Radcliffe married Joan Stanhope in 1472. She was a daughter of Sir Richard Stanhope and Maud Cromwell, a sister of Ralph Cromwell, 3rd Baron Cromwell. Joan Stanhope's first husband was Sir Humphrey Bourchier, son of Henry Bourchier, 1st Earl of Essex, who was killed at the battle of Barnet in 1471.[2] Joan was an heir of Ralph Cromwell and was known as "Lady Cromwell".[3] Robert Radcliffe became lord of the manor of Tattershall.[4]

Joan Stanhope, Lady Cromwell died on 10 March 1489–90 and was buried at Holy Trinity, Tattershall, near Ralph Cromwell's home at Tattershall Castle,[5] where there is a commemorative brass image formerly including the Radcliffe coat of arms.[6] Radcliffe subsequently married Katherine Drury, a daughter of Roger Drury of Hawstead in Suffolk. Her first husband was Henry Le Strange (died after 1483) of Hunstanton.[7]
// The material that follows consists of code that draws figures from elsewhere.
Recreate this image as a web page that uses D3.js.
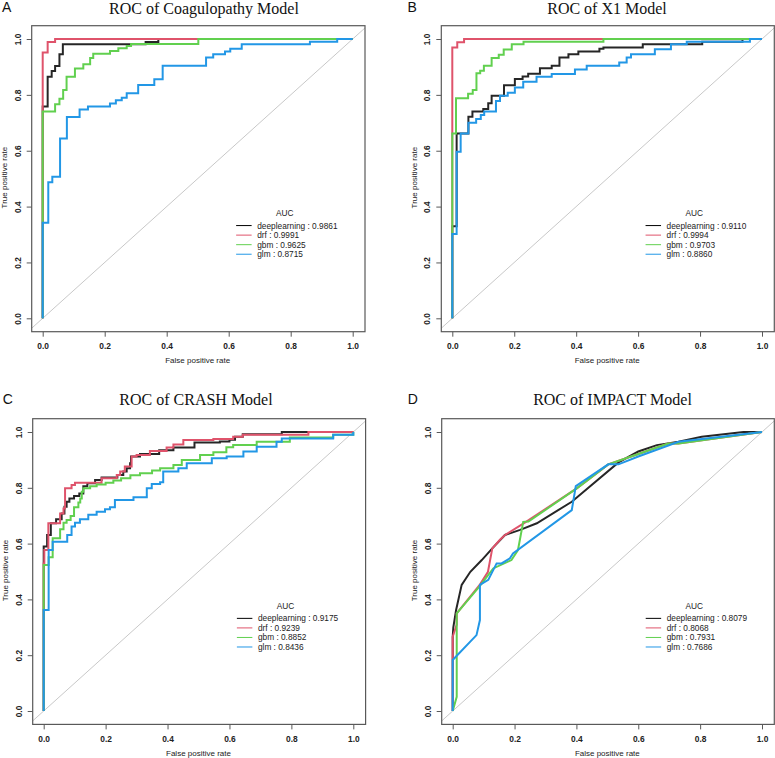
<!DOCTYPE html>
<html><head><meta charset="utf-8">
<script src="https://cdn.jsdelivr.net/npm/d3@7"></script>
<style>body{margin:0;background:#fff}svg{display:block}</style>
</head><body>
<svg id="c" width="775" height="758"></svg>
<script>
// ---------------- data ----------------
const models = ["deeplearning", "drf", "gbm", "glm"];
const modelColors = ["#000000", "#DF536B", "#61D04F", "#2297E6"];
const panelLetters = ["A", "B", "C", "D"];
const panelTitles = ["ROC of Coagulopathy Model", "ROC of X1 Model", "ROC of CRASH Model", "ROC of IMPACT Model"];
const aucA = [0.9861, 0.9991, 0.9625, 0.8715];
const aucB = [0.9110, 0.9994, 0.9703, 0.8860];
const aucC = [0.9175, 0.9239, 0.8852, 0.8436];
const aucD = [0.8079, 0.8068, 0.7931, 0.7686];
const tickValues = [0, 0.2, 0.4, 0.6, 0.8, 1.0];
const tickLabels = ["0.0", "0.2", "0.4", "0.6", "0.8", "1.0"];
const xLabel = "False positive rate";
const yLabel = "True positive rate";
const legendTitle = "AUC";

// ROC points [fpr, tpr]; panels A-C are step curves (right, then up)
const A_deeplearning = [[0,0],[0,.758],[.016,.865],[.029,.885],[.04,.903],[.054,.945],[.065,.981],[.332,.989],[.373,1],[1,1]];
const A_drf = [[0,0],[0,.952],[.016,.989],[.04,1],[1,1]];
const A_gbm = [[0,0],[0,.74],[.04,.766],[.054,.786],[.066,.817],[.077,.865],[.104,.894],[.131,.91],[.153,.932],[.163,.947],[.217,.957],[.244,.967],[.271,.975],[.285,.982],[.502,1],[1,1]];
const A_glm = [[0,0],[0,.342],[.018,.487],[.031,.507],[.056,.644],[.078,.721],[.119,.748],[.146,.758],[.217,.769],[.236,.781],[.255,.79],[.271,.806],[.308,.835],[.36,.856],[.387,.904],[.527,.934],[.55,.945],[.588,.955],[.605,.965],[.642,.981],[.862,.99],[.95,1],[1,1]];

const B_deeplearning = [[0,0],[0,.33],[.014,.662],[.052,.722],[.065,.74],[.1,.749],[.116,.77],[.127,.797],[.167,.834],[.202,.857],[.227,.866],[.245,.876],[.283,.895],[.321,.904],[.346,.934],[.375,.945],[.407,.955],[.475,.965],[.488,.97],[.615,.981],[.807,.99],[.937,1],[1,1]];
const B_drf = [[0,0],[0,.97],[.016,.988],[.038,1],[1,1]];
const B_gbm = [[0,0],[0,.662],[.012,.788],[.051,.804],[.066,.817],[.078,.877],[.09,.886],[.102,.904],[.127,.932],[.15,.944],[.166,.962],[.192,.981],[.23,.99],[.488,1],[1,1]];
const B_glm = [[0,0],[0,.302],[.014,.596],[.027,.662],[.052,.70],[.077,.714],[.092,.728],[.103,.74],[.141,.778],[.154,.797],[.179,.808],[.202,.826],[.229,.847],[.272,.865],[.321,.875],[.396,.891],[.434,.904],[.539,.916],[.563,.934],[.577,.945],[.654,.963],[.706,.981],[.757,.99],[.961,1],[1,1]];

const C_deeplearning = [[0,0],[0,.59],[.011,.631],[.023,.673],[.04,.687],[.058,.708],[.067,.732],[.074,.75],[.083,.762],[.098,.771],[.115,.78],[.128,.806],[.141,.816],[.166,.828],[.187,.837],[.238,.846],[.257,.858],[.268,.87],[.279,.888],[.282,.912],[.311,.921],[.373,.935],[.419,.944],[.487,.962],[.569,.966],[.6,.972],[.618,.983],[.643,.992],[.769,1],[1,1]];
const C_drf = [[0,0],[0,.529],[.002,.577],[.015,.673],[.053,.708],[.064,.726],[.069,.798],[.09,.81],[.101,.818],[.187,.834],[.236,.846],[.247,.858],[.262,.876],[.284,.912],[.3,.918],[.343,.932],[.397,.944],[.419,.955],[.451,.971],[.548,.975],[.612,.983],[.643,.99],[.855,1],[1,1]];
const C_gbm = [[0,0],[0,.523],[.016,.551],[.029,.619],[.053,.651],[.064,.675],[.074,.685],[.087,.699],[.098,.73],[.112,.747],[.118,.762],[.123,.786],[.128,.798],[.15,.806],[.171,.812],[.2,.818],[.225,.826],[.25,.834],[.28,.845],[.311,.852],[.35,.862],[.376,.87],[.419,.882],[.446,.9],[.505,.918],[.548,.927],[.59,.945],[.612,.953],[.688,.965],[.795,.98],[.935,.99],[1,1]];
const C_glm = [[0,0],[0,.362],[.016,.577],[.029,.607],[.076,.631],[.09,.661],[.101,.675],[.117,.687],[.144,.703],[.171,.714],[.198,.723],[.214,.73],[.23,.756],[.29,.766],[.333,.798],[.349,.814],[.376,.82],[.386,.858],[.435,.87],[.462,.888],[.543,.906],[.591,.912],[.645,.93],[.688,.947],[.752,.965],[.769,.977],[.935,.99],[1,1]];

// panel D: piecewise linear curves
const D_deeplearning = [[0,0],[0,.266],[.002,.30],[.011,.362],[.029,.452],[.057,.499],[.094,.541],[.128,.583],[.169,.631],[.218,.649],[.272,.673],[.385,.75],[.536,.891],[.6,.93],[.66,.953],[.73,.965],[.805,.983],[.94,1],[1,1]];
const D_drf = [[0,0],[0,.266],[.013,.31],[.013,.35],[.086,.45],[.114,.499],[.128,.583],[.152,.613],[.169,.631],[.237,.678],[.401,.798],[.503,.884],[.6,.921],[.697,.959],[.73,.959],[1,1]];
const D_gbm = [[0,0],[.013,.051],[.013,.35],[.086,.446],[.131,.511],[.19,.541],[.211,.577],[.228,.678],[.245,.679],[.401,.798],[.503,.884],[.6,.921],[.697,.959],[.73,.959],[1,1]];
const D_glm = [[0,0],[0,.183],[.077,.272],[.088,.326],[.088,.452],[.115,.47],[.142,.529],[.158,.529],[.185,.547],[.195,.565],[.385,.72],[.398,.806],[.503,.884],[.536,.884],[.6,.912],[.73,.965],[1,1]];

const panelCurves = [
  [A_deeplearning, A_drf, A_gbm, A_glm],
  [B_deeplearning, B_drf, B_gbm, B_glm],
  [C_deeplearning, C_drf, C_gbm, C_glm],
  [D_deeplearning, D_drf, D_gbm, D_glm]
];
const panelAUC = [aucA, aucB, aucC, aucD];
const panelStep = [true, true, true, false];

// ---------------- layout ----------------
const layout = [
  {xr:[42.7,352.7], yr:[318.3,39], titleX:204, titleY:14.3, letterX:2, letterY:12},
  {xr:[452.3,762], yr:[318.3,39], titleX:607, titleY:14.3, letterX:407.5, letterY:12},
  {xr:[43.7,353.3], yr:[711,432], titleX:196, titleY:404.6, letterX:2.7, letterY:404.3},
  {xr:[452.7,762], yr:[711,432], titleX:612.5, titleY:404.6, letterX:407.7, letterY:404.3}
];

const svg = d3.select("#c");
const sans = "'Liberation Sans', Arial, sans-serif";
const serif = "'Liberation Serif', 'Times New Roman', serif";

layout.forEach((L, p) => {
  const x = d3.scaleLinear().domain([0,1]).range(L.xr);
  const y = d3.scaleLinear().domain([0,1]).range(L.yr);
  const left = L.xr[0] - 11, right = L.xr[1] + 12.3, top = L.yr[1] - 13.3, bottom = L.yr[0] + 13.4;
  const g = svg.append("g");

  const clipId = "clip" + p;
  svg.append("clipPath").attr("id", clipId)
    .append("rect").attr("x", left).attr("y", top).attr("width", right-left).attr("height", bottom-top);

  // diagonal
  const diag = [-0.2, 1.2];
  g.append("line").attr("clip-path", `url(#${clipId})`)
    .attr("x1", x(diag[0])).attr("y1", y(diag[0])).attr("x2", x(diag[1])).attr("y2", y(diag[1]))
    .attr("stroke", "#c8c8c8").attr("stroke-width", 1);

  // curves
  const line = d3.line().x(d => x(d[0])).y(d => y(d[1]))
    .curve(panelStep[p] ? d3.curveStepAfter : d3.curveLinear);
  panelCurves[p].forEach((pts, i) => {
    g.append("path").attr("clip-path", `url(#${clipId})`)
      .attr("d", line(pts)).attr("fill", "none")
      .attr("stroke", modelColors[i]).attr("stroke-width", 2)
      .attr("stroke-linejoin", "miter").attr("stroke-opacity", i === 0 ? 0.85 : 1);
  });

  // box
  g.append("rect").attr("x", left).attr("y", top).attr("width", right-left).attr("height", bottom-top)
    .attr("fill", "none").attr("stroke", "#595959").attr("stroke-width", 1.2);

  // x axis
  const xa = g.append("g").attr("transform", `translate(0,${bottom})`)
    .call(d3.axisBottom(x).tickValues(tickValues).tickFormat((d, i) => tickLabels[i]).tickSize(5));
  xa.select(".domain").remove();
  xa.selectAll("line").attr("stroke", "#595959");
  xa.selectAll("text").attr("y", 17.5).attr("dy", 0)
    .style("font-family", sans).style("font-size", "8.4px").style("font-weight", "bold").attr("fill", "#222");

  // y axis
  const ya = g.append("g").attr("transform", `translate(${left},0)`)
    .call(d3.axisLeft(y).tickValues(tickValues).tickFormat((d, i) => tickLabels[i]).tickSize(5));
  ya.select(".domain").remove();
  ya.selectAll("line").attr("stroke", "#595959");
  ya.selectAll("text").attr("transform", "rotate(-90)").attr("x", 0).attr("y", -11).attr("dy", 0)
    .attr("text-anchor", "middle")
    .style("font-family", sans).style("font-size", "8.4px").style("font-weight", "bold").attr("fill", "#222");

  // axis titles
  g.append("text").attr("x", (L.xr[0]+L.xr[1])/2).attr("y", bottom + 31.4)
    .attr("text-anchor", "middle").style("font-family", sans).style("font-size", "8px").attr("fill", "#222")
    .text(xLabel);
  g.append("text").attr("transform", `translate(${left - 24.5},${(L.yr[0]+L.yr[1])/2 - 1}) rotate(-90)`)
    .attr("text-anchor", "middle").style("font-family", sans).style("font-size", "8px").attr("fill", "#222")
    .text(yLabel);

  // title and letter
  g.append("text").attr("x", L.titleX).attr("y", L.titleY).attr("text-anchor", "middle")
    .style("font-family", serif).style("font-size", "16px").attr("fill", "#111").text(panelTitles[p]);
  g.append("text").attr("x", L.letterX).attr("y", L.letterY)
    .style("font-family", sans).style("font-size", "14px").attr("fill", "#111").text(panelLetters[p]);

  // legend
  const lg = g.append("g");
  lg.append("text").attr("x", x(0.781)).attr("y", y(0.377) + 3).attr("text-anchor", "middle")
    .style("font-family", sans).style("font-size", "8.3px").attr("fill", "#222").text(legendTitle);
  models.forEach((m, i) => {
    const ty = 0.332 - i * 0.0342;
    lg.append("line").attr("x1", x(0.624)).attr("x2", x(0.674)).attr("y1", y(ty)).attr("y2", y(ty))
      .attr("stroke", modelColors[i]).attr("stroke-width", 1);
    lg.append("text").attr("x", x(0.692)).attr("y", y(ty) + 3)
      .style("font-family", sans).style("font-size", "8.3px").attr("fill", "#222")
      .text(`${m} : ${panelAUC[p][i].toFixed(4)}`);
  });
});
</script>
</body></html>
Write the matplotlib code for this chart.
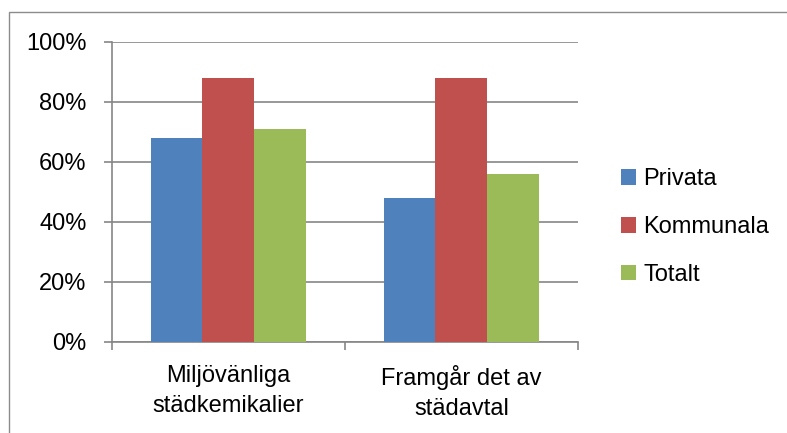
import matplotlib.pyplot as plt
import numpy as np
from matplotlib.patches import Rectangle
from matplotlib.ticker import PercentFormatter

plt.rcParams['font.family'] = ['Liberation Sans', 'DejaVu Sans']
plt.rcParams['font.size'] = 17

# data
categories = ["Miljövänliga\nstädkemikalier", "Framgår det av\nstädavtal"]
series = ["Privata", "Kommunala", "Totalt"]
privata = [68, 48]
kommunala = [88, 88]
totalt = [71, 56]
colors = ['#4F81BD', '#C0504D', '#9BBB59']

fig = plt.figure(figsize=(7.87, 4.33), dpi=100)
ax = fig.add_axes([0.1419, 0.2109, 0.5925, 0.6928])

x = np.arange(len(categories))
w = 2 / 9
for i, (vals, name) in enumerate(zip([privata, kommunala, totalt], series)):
    ax.bar(x + (i - 1) * w, vals, width=w, color=colors[i], label=name, zorder=3)

ax.set_xlim(-0.5, 1.5)
ax.set_ylim(0, 100)
ax.set_yticks(np.arange(0, 101, 20))
ax.yaxis.set_major_formatter(PercentFormatter(decimals=0))
ax.grid(axis='y', color='#868686', linewidth=1.2, zorder=0)
ax.set_axisbelow(True)

for s in ['top', 'right']:
    ax.spines[s].set_visible(False)
for s in ['left', 'bottom']:
    ax.spines[s].set_color('#868686')
    ax.spines[s].set_linewidth(1.2)

ax.set_xticks([-0.5, 0.5, 1.5])
ax.set_xticklabels([])
ax.set_xticks(x, categories, minor=True)
ax.tick_params(axis='x', which='major', length=6, width=1.2, color='#868686')
ax.tick_params(axis='x', which='minor', length=0, pad=17)
ax.tick_params(axis='y', length=6, width=1.2, color='#868686', pad=12)
for t in ax.get_xticklabels(minor=True):
    t.set_linespacing(1.45)

fig.legend(loc='center left', bbox_to_anchor=(621 / 787, 1 - 227 / 433),
           frameon=False, borderpad=0, borderaxespad=0,
           handlelength=0.64, handleheight=0.64, handletextpad=0.3,
           labelspacing=1.1)

# outer chart border
fig.patches.append(Rectangle((9 / 787, -0.1), 1.2, 1.1 - 12.5 / 433,
                             transform=fig.transFigure, fill=False,
                             edgecolor='#8c8c8c', linewidth=1.0))

fig.savefig('out.png', dpi=100)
Katherine's children by Robert Radcliffe included Ann Radcliffe and Elizabeth Radcliffe. In his will, written in 1496, Robert Radcliffe bequeathed Ann four gold rings, one engraved with an image of the five wounds of Christ, with a bed of gold or gold beads. Elizabeth was given an enamelled gold jewel or beads decorated with Catherine wheels. Ann would keep an embroidered purse containing holy relics and let Elizabeth have it when needed. He gave a vestment embroidered with Joan Stanhope's arms to the church at Tattershall and also paid for the painting and gilding of an image of the Virgin Mary in the collegiate church.[8] Radcliffe left his own gown of crimson velvet (but not its fur collar) to Hunstanton Church, to make a cope with a cloth of gold orphrey embroidered with his and "Dame Kateryne's" heraldry. The tomb and brass, "latten", he mentions in his will for Hunstanton may never have been erected.[9]